▽

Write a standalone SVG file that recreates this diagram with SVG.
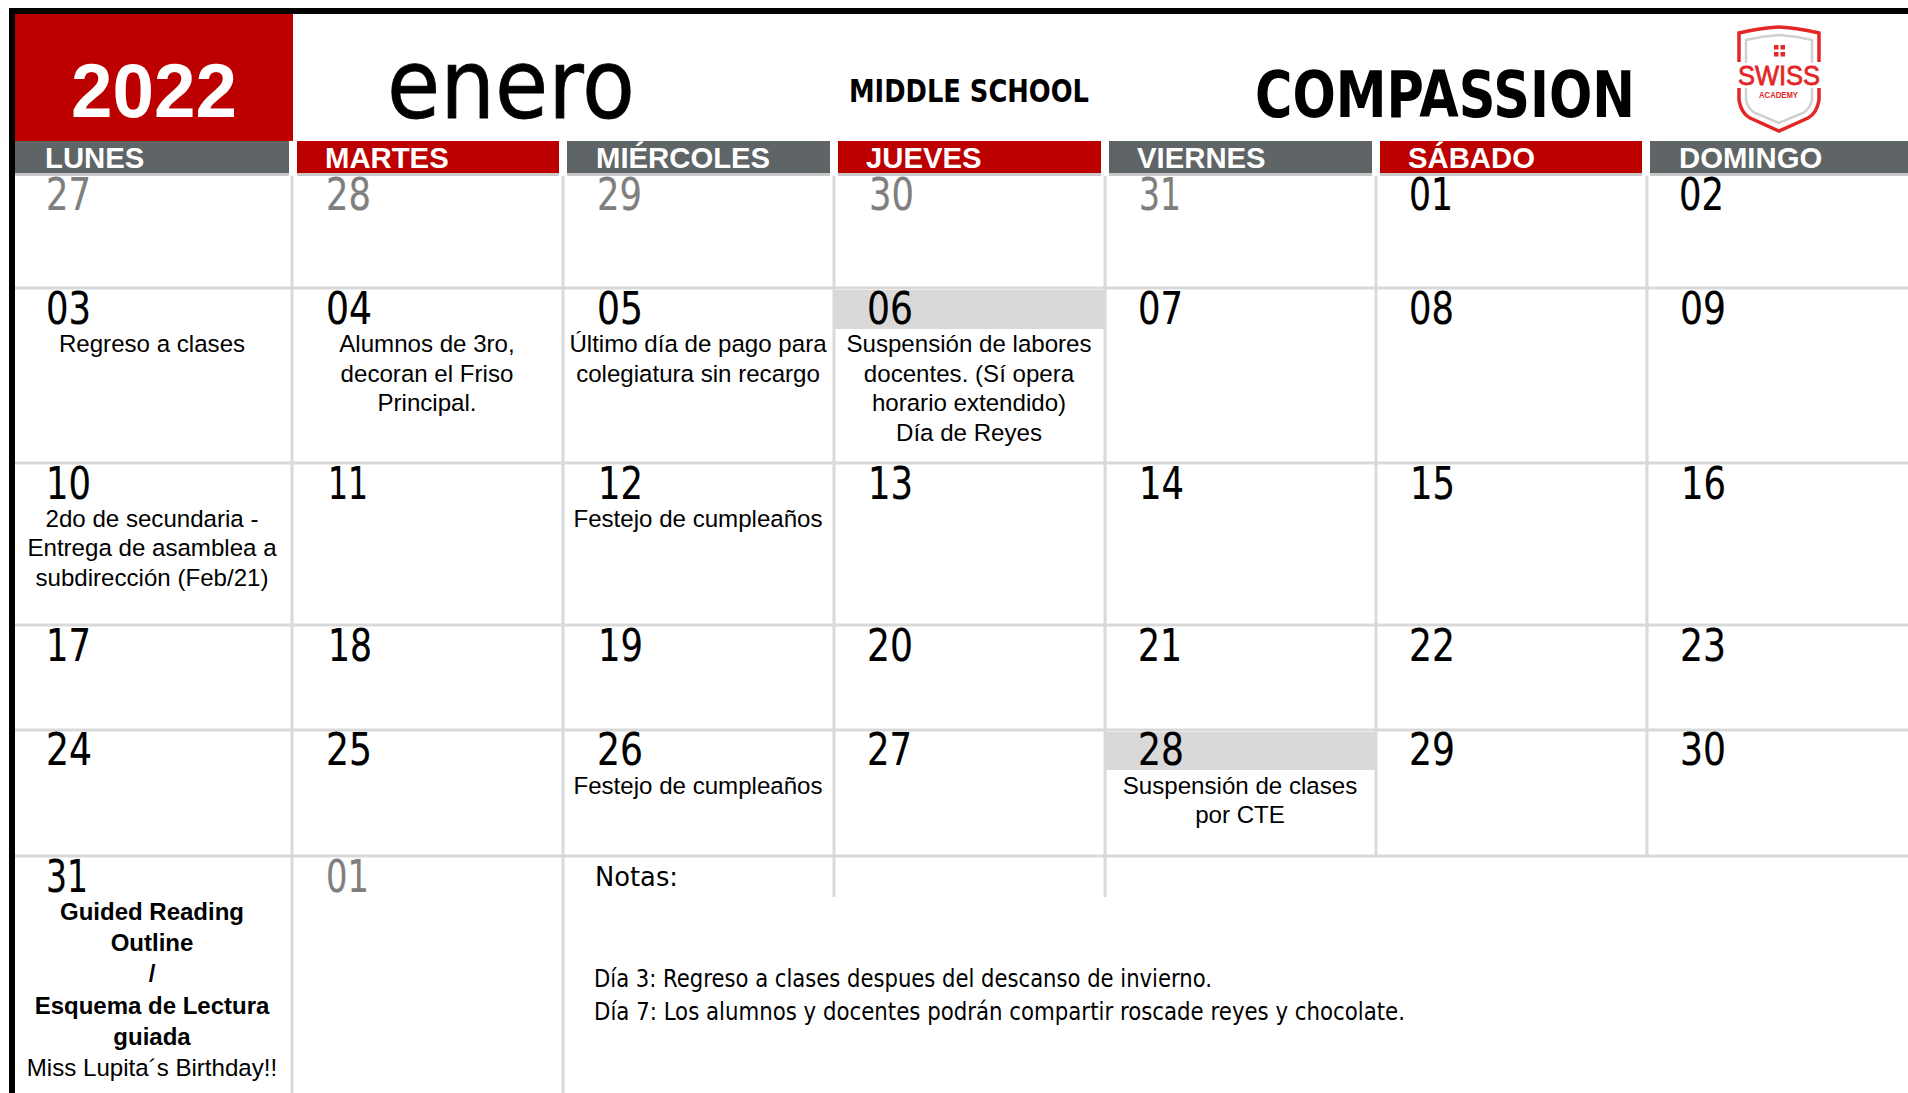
<svg xmlns="http://www.w3.org/2000/svg" width="1908" height="1093" viewBox="0 0 1908 1093">
<style>
text{font-family:"Liberation Sans",Arial,sans-serif;fill:#000}
.h{font-weight:700;font-size:29.300px;fill:#fff}
.n{font-family:"DejaVu Sans",sans-serif;font-size:44px;stroke:#000;stroke-width:.2px}
.n.g{fill:#7f7f7f;stroke:#7f7f7f}
.t{font-size:24.100px;text-anchor:middle}
.b{font-size:24px;font-weight:700;text-anchor:middle}
.d{font-family:"DejaVu Sans",sans-serif;font-size:24px}
.l{stroke:#d9d9d9;stroke-width:3;fill:none}
.s{stroke:#c9c9c9;stroke-width:3;fill:none}
.lr{stroke:#e32626;stroke-width:3.500;fill:none}
.lg{stroke:#d0d0d0;stroke-width:2.500;fill:none}
.rd{fill:#bc0000}.gy{fill:#5f6566}
</style>
<rect width="1908" height="1093" fill="#fff"/>
<rect x="9" y="8" width="1899" height="6" fill="#000"/>
<rect x="9" y="8" width="6" height="1085" fill="#000"/>
<rect class="rd" x="15" y="14" width="278" height="127"/>
<text x="71" y="117" font-size="76" font-weight="700" style="fill:#fff" textLength="166" lengthAdjust="spacingAndGlyphs">2022</text>
<text x="387" y="118" style="font-family:'DejaVu Sans',sans-serif;font-size:96px;stroke:#000;stroke-width:.8px" textLength="248" lengthAdjust="spacingAndGlyphs">enero</text>
<text x="849" y="102" style="font-family:'DejaVu Sans',sans-serif;font-size:31.500px;font-weight:700" textLength="240" lengthAdjust="spacingAndGlyphs">MIDDLE SCHOOL</text>
<text x="1255" y="117" style="font-family:'DejaVu Sans',sans-serif;font-size:64px;font-weight:700" textLength="380" lengthAdjust="spacingAndGlyphs">COMPASSION</text>

<g id="logo">
<path class="lr" d="M1739 62V33Q1760 28 1779 27Q1798 28 1819 33V62M1739 88V100Q1741 113 1750 118L1779 131L1808 118Q1817 113 1819 100V88"/>
<path class="lg" d="M1746 63V40Q1762 36 1779 35Q1796 36 1812 40V63M1746 88V100Q1748 109 1755 113L1779 123L1803 113Q1810 109 1812 100V88"/>
<path fill="#e32626" d="M1774 45h4.500v4.500h-4.500zM1780.500 45h4.500v4.500h-4.500zM1774 52h4.500v4.500h-4.500zM1780.500 52h4.500v4.500h-4.500z"/>
<text x="1738" y="85" style="font-family:'Liberation Sans',sans-serif;font-size:28px;fill:#e32626;stroke:#e32626;stroke-width:.8px" textLength="82" lengthAdjust="spacingAndGlyphs">SWISS</text>
<text x="1759" y="98" style="font-size:9px;font-weight:700;fill:#e32626" textLength="39" lengthAdjust="spacingAndGlyphs">ACADEMY</text>
</g>

<g id="headers">
<rect class="gy" x="15" y="141" width="274" height="32"/>
<rect class="rd" x="297" y="141" width="262" height="32"/>
<rect class="gy" x="567" y="141" width="263" height="32"/>
<rect class="rd" x="838" y="141" width="263" height="32"/>
<rect class="gy" x="1109" y="141" width="263" height="32"/>
<rect class="rd" x="1380" y="141" width="262" height="32"/>
<rect class="gy" x="1650" y="141" width="258" height="32"/>
<path class="s" d="M15 174.500H289M297 174.500H559M567 174.500H830M838 174.500H1101M1109 174.500H1372M1380 174.500H1642M1650 174.500H1908"/>
<text class="h" x="45" y="168">LUNES</text>
<text class="h" x="325" y="168">MARTES</text>
<text class="h" x="596" y="168">MIÉRCOLES</text>
<text class="h" x="866" y="168">JUEVES</text>
<text class="h" x="1137" y="168">VIERNES</text>
<text class="h" x="1408" y="168">SÁBADO</text>
<text class="h" x="1679" y="168">DOMINGO</text>
</g>

<g id="grid">
<rect x="835" y="290" width="270" height="39" fill="#d9d9d9"/>
<rect x="1105" y="732" width="271" height="38" fill="#d9d9d9"/>
<path class="l" d="M292 176V1093M563 176V1093M834 176V897M1105 176V897M1376 176V856M1647 176V856M15 288H1908M15 463H1908M15 625H1908M15 730H1908M15 856H1908"/>
</g>

<g id="numbers">
<text class="n g" x="46" y="210" textLength="45" lengthAdjust="spacingAndGlyphs">27</text>
<text class="n g" x="326" y="210" textLength="45" lengthAdjust="spacingAndGlyphs">28</text>
<text class="n g" x="597" y="210" textLength="45" lengthAdjust="spacingAndGlyphs">29</text>
<text class="n g" x="869" y="210" textLength="45" lengthAdjust="spacingAndGlyphs">30</text>
<text class="n g" x="1139" y="210" textLength="42" lengthAdjust="spacingAndGlyphs">31</text>
<text class="n" x="1409" y="210" textLength="44" lengthAdjust="spacingAndGlyphs">01</text>
<text class="n" x="1679" y="210" textLength="45" lengthAdjust="spacingAndGlyphs">02</text>

<text class="n" x="46" y="324" textLength="45" lengthAdjust="spacingAndGlyphs">03</text>
<text class="n" x="326" y="324" textLength="46" lengthAdjust="spacingAndGlyphs">04</text>
<text class="n" x="597" y="324" textLength="46" lengthAdjust="spacingAndGlyphs">05</text>
<text class="n" x="867" y="324" textLength="46" lengthAdjust="spacingAndGlyphs">06</text>
<text class="n" x="1138" y="324" textLength="45" lengthAdjust="spacingAndGlyphs">07</text>
<text class="n" x="1409" y="324" textLength="45" lengthAdjust="spacingAndGlyphs">08</text>
<text class="n" x="1680" y="324" textLength="46" lengthAdjust="spacingAndGlyphs">09</text>

<text class="n" x="46" y="499" textLength="45" lengthAdjust="spacingAndGlyphs">10</text>
<text class="n" x="328" y="499" textLength="40" lengthAdjust="spacingAndGlyphs">11</text>
<text class="n" x="598" y="499" textLength="45" lengthAdjust="spacingAndGlyphs">12</text>
<text class="n" x="868" y="499" textLength="45" lengthAdjust="spacingAndGlyphs">13</text>
<text class="n" x="1139" y="499" textLength="45" lengthAdjust="spacingAndGlyphs">14</text>
<text class="n" x="1410" y="499" textLength="45" lengthAdjust="spacingAndGlyphs">15</text>
<text class="n" x="1681" y="499" textLength="45" lengthAdjust="spacingAndGlyphs">16</text>

<text class="n" x="46" y="661" textLength="45" lengthAdjust="spacingAndGlyphs">17</text>
<text class="n" x="328" y="661" textLength="44" lengthAdjust="spacingAndGlyphs">18</text>
<text class="n" x="598" y="661" textLength="45" lengthAdjust="spacingAndGlyphs">19</text>
<text class="n" x="867" y="661" textLength="46" lengthAdjust="spacingAndGlyphs">20</text>
<text class="n" x="1138" y="661" textLength="44" lengthAdjust="spacingAndGlyphs">21</text>
<text class="n" x="1409" y="661" textLength="46" lengthAdjust="spacingAndGlyphs">22</text>
<text class="n" x="1680" y="661" textLength="46" lengthAdjust="spacingAndGlyphs">23</text>

<text class="n" x="46" y="765" textLength="46" lengthAdjust="spacingAndGlyphs">24</text>
<text class="n" x="326" y="765" textLength="46" lengthAdjust="spacingAndGlyphs">25</text>
<text class="n" x="597" y="765" textLength="46" lengthAdjust="spacingAndGlyphs">26</text>
<text class="n" x="867" y="765" textLength="45" lengthAdjust="spacingAndGlyphs">27</text>
<text class="n" x="1138" y="765" textLength="46" lengthAdjust="spacingAndGlyphs">28</text>
<text class="n" x="1409" y="765" textLength="46" lengthAdjust="spacingAndGlyphs">29</text>
<text class="n" x="1680" y="765" textLength="46" lengthAdjust="spacingAndGlyphs">30</text>

<text class="n" x="46" y="892" textLength="42" lengthAdjust="spacingAndGlyphs">31</text>
<text class="n g" x="326" y="892" textLength="43" lengthAdjust="spacingAndGlyphs">01</text>
</g>

<g id="events">
<text class="t" x="152" y="352">Regreso a clases</text>
<text class="t" x="427" y="352">Alumnos de 3ro,</text>
<text class="t" x="427" y="382">decoran el Friso</text>
<text class="t" x="427" y="411">Principal.</text>
<text class="t" x="698" y="352">Último día de pago para</text>
<text class="t" x="698" y="382">colegiatura sin recargo</text>
<text class="t" x="969" y="352">Suspensión de labores</text>
<text class="t" x="969" y="382">docentes. (Sí opera</text>
<text class="t" x="969" y="411">horario extendido)</text>
<text class="t" x="969" y="441">Día de Reyes</text>
<text class="t" x="152" y="526.500">2do de secundaria -</text>
<text class="t" x="152" y="556">Entrega de asamblea a</text>
<text class="t" x="152" y="586">subdirección (Feb/21)</text>
<text class="t" x="698" y="526.500">Festejo de cumpleaños</text>
<text class="t" x="698" y="793.500">Festejo de cumpleaños</text>
<text class="t" x="1240" y="793.500">Suspensión de clases</text>
<text class="t" x="1240" y="822.500">por CTE</text>
<text class="b" x="152" y="920">Guided Reading</text>
<text class="b" x="152" y="951">Outline</text>
<text class="b" x="152" y="982">/</text>
<text class="b" x="152" y="1014">Esquema de Lectura</text>
<text class="b" x="152" y="1045">guiada</text>
<text class="t" x="152" y="1076">Miss Lupita´s Birthday!!</text>
</g>

<g id="notes">
<text class="d" x="595" y="886" style="font-size:26px" textLength="83" lengthAdjust="spacingAndGlyphs">Notas:</text>
<text class="d" x="594" y="987" textLength="618" lengthAdjust="spacingAndGlyphs">Día 3: Regreso a clases despues del descanso de invierno.</text>
<text class="d" x="594" y="1020" textLength="811" lengthAdjust="spacingAndGlyphs">Día 7: Los alumnos y docentes podrán compartir roscade reyes y chocolate.</text>
</g>
</svg>
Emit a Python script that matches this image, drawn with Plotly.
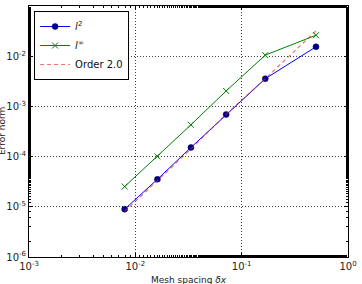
import plotly.graph_objects as go

dx = [1/126, 1/62, 1/30, 1/14, 1/6, 1/2]
err_l2 = [8.95e-6, 3.53e-5, 1.52e-4, 6.9e-4, 3.56e-3, 1.54e-2]
err_linf = [2.53e-5, 1.01e-4, 4.3e-4, 2.03e-3, 1.05e-2, 2.62e-2]
order2 = [8.1e-6, 3.33e-5, 1.42e-4, 7.0e-4, 3.56e-3, 3.2e-2]

xtickvals = [1e-3, 1e-2, 1e-1, 1e0]
xticktext = ["10<sup>-3</sup>", "10<sup>-2</sup>", "10<sup>-1</sup>", "10<sup>0</sup>"]
ytickvals = [1e-6, 1e-5, 1e-4, 1e-3, 1e-2, 1e-1]
yticktext = ["10<sup>-6</sup>", "10<sup>-5</sup>", "10<sup>-4</sup>", "10<sup>-3</sup>", "10<sup>-2</sup>", "10<sup>-1</sup>"]

fig = go.Figure()
fig.add_trace(go.Scatter(x=dx, y=err_l2, mode="lines+markers", name="<i>l</i><sup>2</sup>",
                         line=dict(color="#0000ff", width=1),
                         marker=dict(symbol="circle", size=6, color="#000090",
                                     line=dict(color="#000040", width=0.5))))
fig.add_trace(go.Scatter(x=dx, y=err_linf, mode="lines+markers", name="<i>l</i><sup>∞</sup>",
                         line=dict(color="#008000", width=1),
                         marker=dict(symbol="x-thin", size=6, color="#008000",
                                     line=dict(color="#008000", width=1))))
fig.add_trace(go.Scatter(x=dx, y=order2, mode="lines", name="Order 2.0",
                         line=dict(color="rgba(230,40,40,0.65)", width=1.2, dash="4px,3px")))

axis_common = dict(type="log", showline=True, linecolor="black", linewidth=1, mirror="allticks",
                   ticks="inside", ticklen=4, tickcolor="black", tickwidth=1,
                   showgrid=True, gridcolor="rgba(0,0,0,0.75)", gridwidth=1, griddash="1px,2px",
                   zeroline=False, tickfont=dict(family="DejaVu Sans", size=10, color="#222"),
                   minor=dict(ticks="inside", ticklen=2, tickcolor="black", tickwidth=0.6, showgrid=False))

fig.update_xaxes(range=[-3, 0], tickvals=xtickvals, ticktext=xticktext, **axis_common)
fig.update_yaxes(range=[-6, -1], tickvals=ytickvals, ticktext=yticktext, **axis_common)

fig.update_layout(
    width=362, height=284,
    margin=dict(l=29, r=9, t=5, b=27),
    paper_bgcolor="white", plot_bgcolor="white",
    font=dict(family="DejaVu Sans", size=9, color="#222"),
    showlegend=True,
    legend=dict(x=0.016, y=0.98, xanchor="left", yanchor="top",
                bordercolor="black", borderwidth=1, bgcolor="white",
                font=dict(family="DejaVu Sans", size=10, color="#111"),
                itemwidth=30, tracegroupgap=0),
    annotations=[
        dict(text="Mesh spacing <i>δx</i>", xref="paper", yref="paper", x=0.5, y=-0.065,
             xanchor="center", yanchor="top", showarrow=False,
             font=dict(family="DejaVu Sans", size=9, color="#222")),
        dict(text="Error norm", xref="paper", yref="paper", x=-0.086, y=0.5,
             xanchor="center", yanchor="middle", textangle=-90, showarrow=False,
             font=dict(family="DejaVu Sans", size=9, color="#222")),
    ],
)

fig.write_html("out.html")
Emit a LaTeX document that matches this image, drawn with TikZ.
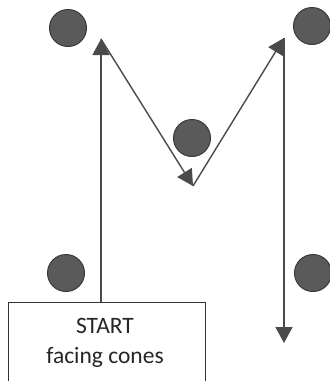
\documentclass[tikz,border=0pt]{standalone}
\usepackage{fontspec}
\setmainfont{Carlito}
\usetikzlibrary{arrows.meta}
\definecolor{conefill}{HTML}{5A5A5A}
\definecolor{coneline}{HTML}{3A3A3A}
\definecolor{arrowcol}{HTML}{4A4A4A}
\begin{document}
\begin{tikzpicture}[x=1pt,y=-1pt,
  cone/.style={circle, fill=conefill, draw=coneline, line width=1pt, minimum size=37pt, inner sep=0pt},
  path/.style={draw=arrowcol, line width=1.4pt, -{Triangle[length=16pt,width=17pt]}},
  startbox/.style={draw=black!80, line width=0.9pt, minimum width=197pt, minimum height=80pt, inner sep=0pt, anchor=north west},
  lbl/.style={font=\fontsize{23.5}{30}\selectfont, anchor=base, inner sep=0pt, text=black!85}]
\useasboundingbox (0,0) rectangle (330,381);
\fill[white] (0,0) rectangle (330,381);
% cones
\node[cone] (c1) at (68,28) {};
\node[cone] (c2) at (312,26) {};
\node[cone] (c3) at (192,138) {};
\node[cone] (c4) at (66,273) {};
\node[cone] (c5) at (313,273) {};
% start box
\node[startbox] (box) at (8,302) {};
\node[lbl] (t1) at (105,333) {START};
\node[lbl] (t2) at (105,363) {facing cones};
% route
\coordinate (p0) at (101,302);
\coordinate (p1) at (101,39);
\coordinate (p2) at (193,186);
\coordinate (p3) at (284,38);
\coordinate (p4) at (284,343);
\draw[path] (p0) -- (p1);
\draw[path] (p1) -- (p2);
\draw[path] (p2) -- (p3);
\draw[path] (p3) -- (p4);
\end{tikzpicture}
\end{document}
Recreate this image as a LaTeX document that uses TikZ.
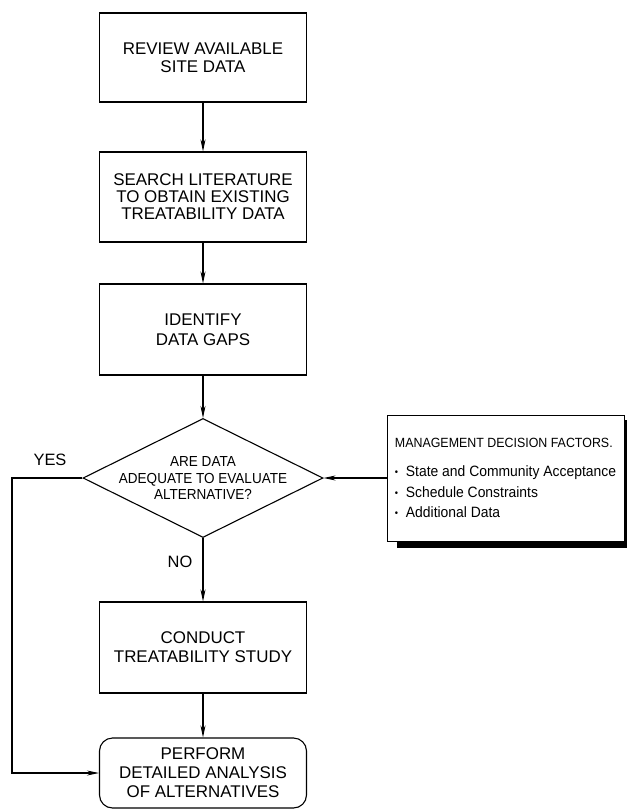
\documentclass[tikz,border=0pt]{standalone}
\usepackage{fontspec}
\setmainfont{Liberation Sans}
\newfontfamily\narrowfont[FakeStretch=0.93]{Liberation Sans}
\usetikzlibrary{arrows.meta,shapes.geometric}
\tikzset{
  stepbox/.style={draw, line width=1.1bp, minimum width=207bp, align=center,
    inner sep=0pt, font=\fontsize{17}{18.5}\selectfont},
  roundbox/.style={stepbox, rounded corners=13bp},
  dia/.style={draw, diamond, line width=1.1bp, inner sep=0pt,
    minimum width=240bp, minimum height=119bp},
  diatext/.style={align=center, inner sep=0pt, font=\narrowfont\fontsize{14.6}{16.7}\selectfont},
  mgmt/.style={draw, line width=1bp, minimum width=237bp, minimum height=126bp,
    align=left, inner sep=0pt, fill=white, font=\narrowfont\fontsize{15}{21}\selectfont},
  arr/.style={line width=1.1bp, -{Stealth[length=12bp,width=5bp]}},
  lbl/.style={font=\fontsize{16.5}{18}\selectfont, inner sep=0pt},
}
\newcommand{\bul}{\makebox[11bp][l]{\fontsize{10}{10}\selectfont\raisebox{1bp}{•}}}
\begin{document}
\begin{tikzpicture}[x=1bp,y=-1bp]
\useasboundingbox (0,0) rectangle (627,809);
\node[stepbox, minimum height=89bp] (b1) at (203,57.5) {REVIEW AVAILABLE\\SITE DATA};
\node[stepbox, minimum height=90bp, font=\fontsize{17}{17}\selectfont] (b2) at (203,197) {SEARCH LITERATURE\\TO OBTAIN EXISTING\\TREATABILITY DATA};
\node[stepbox, minimum height=91bp, font=\fontsize{17}{20}\selectfont] (b3) at (203,329.5) {IDENTIFY\\DATA GAPS};
\node[dia] (dec) at (203,478) {};
\node[diatext] (dectext) at (dec.center) {ARE DATA\\ADEQUATE TO EVALUATE\\ALTERNATIVE?};
\node[stepbox, minimum height=91bp, font=\fontsize{17}{19}\selectfont] (b4) at (203,647.5) {CONDUCT\\TREATABILITY STUDY};
\node[roundbox, minimum height=70bp, font=\fontsize{17}{19}\selectfont] (b5) at (203,773) {PERFORM\\DETAILED ANALYSIS\\OF ALTERNATIVES};
% shadow of management box
\fill (397,541) rectangle (627,548);
\fill (624.5,420) rectangle (627,548);
\node[mgmt] (mg) at (505.5,478) {%
  {\fontsize{13.4}{21}\selectfont MANAGEMENT DECISION FACTORS.}\\[8bp]
  \bul State and Community Acceptance\\
  \bul Schedule Constraints\\
  \bul Additional Data};
\coordinate (yl) at (12,478);
\draw[arr] (b1) -- (b2);
\draw[arr] (b2) -- (b3);
\draw[arr] (b3) -- (dec);
\draw[arr] (dec.south) -- (b4.north);
\draw[arr] (b4) -- (b5);
\draw[arr] (mg.west) -- (dec.east);
\draw[arr] (dec.west) -- (yl) |- (b5.west);
\node[lbl] (yes) at (50,460) {YES};
\node[lbl] (no) at (180,562) {NO};
\end{tikzpicture}
\end{document}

△

* _STATED EXERCISE_
Leave out the pictures and give again exactly the lines from the one with "Emit a Python" through the one with "order2 = [8.1e-6, 3.33e-5, 1.42e-4, 7.0e-4, 3.56e-3, 3.2e-2]", and no others.

* _OUTPUT FOR THIS TASK_
Emit a Python script that matches this image, drawn with Plotly.
import plotly.graph_objects as go

dx = [1/126, 1/62, 1/30, 1/14, 1/6, 1/2]
err_l2 = [8.95e-6, 3.53e-5, 1.52e-4, 6.9e-4, 3.56e-3, 1.54e-2]
err_linf = [2.53e-5, 1.01e-4, 4.3e-4, 2.03e-3, 1.05e-2, 2.62e-2]
order2 = [8.1e-6, 3.33e-5, 1.42e-4, 7.0e-4, 3.56e-3, 3.2e-2]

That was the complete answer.